Au-delà de son histoire personnelle, c'est bien plus le regard que porte Vanessa Springora sur une époque et un milieu fermé - et le récit qu'elle en fait - qui happe le lecteur. Les pratiques perverses et criminelles de Gabriel Matzneff étaient connues de tous. du moins de ses amis, proches du monde littéraire, d'un milieu bohème et artistique. Est-ce vraiment le fait d'une époque dite complaisante et d'une évolution culturelle où au nom de la libération des moeurs et de la révolution sexuelle, on se doit de défendre la jouissance de tous les corps jusqu'à la confondre avec des pratiques pédophiles, qui ont permis cette acceptation ? "Il est interdit d'interdire !". Est-ce l'aveuglement de la notoriété et la posture d'artiste qui ont fait que des adultes ne voyaient pas où était le mal à cette relation considérée comme un petit écart, à commencer par la mère de Vanessa ?
Aujourd'hui, si tout cela paraît ahurissant, Vanessa Springora prend le temps de poser ces questions qui, en partant de sa situation personnelle, touchent à la moralité de l'oeuvre et à ce que l'on est prêt à accepter au nom de la "littérature" et de la création artistique.
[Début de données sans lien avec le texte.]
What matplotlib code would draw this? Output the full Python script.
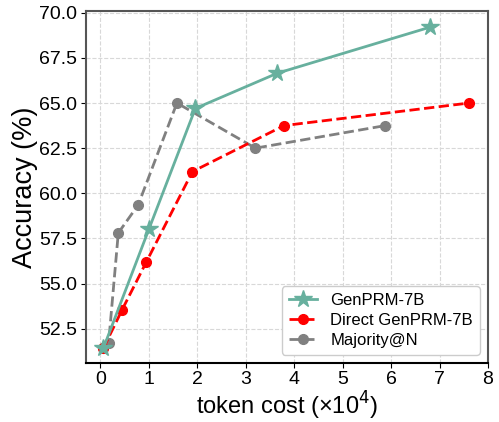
import matplotlib.pyplot as plt

plt.rcParams['font.family'] = ['Liberation Sans', 'DejaVu Sans']

# token cost (x10^4) and accuracy (%)
gen_x = [0.06, 1.0, 1.96, 3.65, 6.8]
gen_y = [51.4, 58.0, 64.7, 66.65, 69.2]

direct_x = [0.06, 0.45, 0.95, 1.9, 3.79, 7.61]
direct_y = [51.4, 53.55, 56.2, 61.2, 63.75, 65.0]

maj_x = [0.06, 0.17, 0.37, 0.78, 1.58, 3.2, 5.88]
maj_y = [51.4, 51.7, 57.8, 59.35, 65.0, 62.5, 63.75]

fig = plt.figure(figsize=(4.99, 4.22), dpi=100)
ax = fig.add_axes([0.172, 0.140, 0.806, 0.834])

ax.plot(gen_x, gen_y, color='#67b09e', marker='*', markersize=13, linewidth=2,
        label='GenPRM-7B', zorder=4)
ax.plot(direct_x, direct_y, color='red', marker='o', markersize=7, linewidth=2,
        linestyle='--', label='Direct GenPRM-7B', zorder=3)
ax.plot(maj_x, maj_y, color='gray', marker='o', markersize=7, linewidth=2,
        linestyle='--', label='Majority@N', zorder=2)

ax.set_xlim(-0.3, 8.0)
ax.set_ylim(50.6, 70.1)
ax.set_xticks(range(0, 9))
ax.set_yticks([52.5, 55.0, 57.5, 60.0, 62.5, 65.0, 67.5, 70.0])
ax.set_yticklabels(['52.5', '55.0', '57.5', '60.0', '62.5', '65.0', '67.5', '70.0'])
ax.tick_params(labelsize=14, pad=2.5)
ax.grid(True, linestyle='--', color='#d8d8d8', linewidth=0.8)
ax.set_axisbelow(True)

for side in ['left', 'top', 'right']:
    ax.spines[side].set_color('#555555')
    ax.spines[side].set_linewidth(1.5)
ax.spines['bottom'].set_color('black')
ax.spines['bottom'].set_linewidth(1.5)

ax.set_xlabel('token cost (×10$^4$)', fontsize=17, labelpad=1)
ax.set_ylabel('Accuracy (%)', fontsize=19.5, labelpad=1)

ax.legend(loc='lower right', fontsize=12, handlelength=1.7, borderpad=0.4,
          labelspacing=0.3, fancybox=True, framealpha=1)

fig.savefig('out.png', dpi=100)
Dans un style sans ambages, nuancé et circonstancié, elle relate ce qui a été - la toile tissée par un prédateur, soutenu non pas seulement par des proches mais par tout un milieu littéraire, culturel et politique - et questionne : comment des gens dit "intellectuels" en sont arrivés à confondre liberté sexuelle et pratiques pédophiles dont l'auteur se vantait publiquement ? Comment ne pas voir que derrière l'écrivain qui relate ses pseudo succès sexuels se cache un pervers narcissique ? Vanessa Springora s'interroge aussi forcément sur les notions de victime, de vulnérabilité, d'abus de faiblesse... tout ce qui repose dans cette zone grise où l'on est à la fois victime, coupable et consentant.
"Le consentement" est une oeuvre aboutie, d'une très grande justesse, sans aucun voyeurisme mal placé. A lire absolument. Et bravo Madame Springora.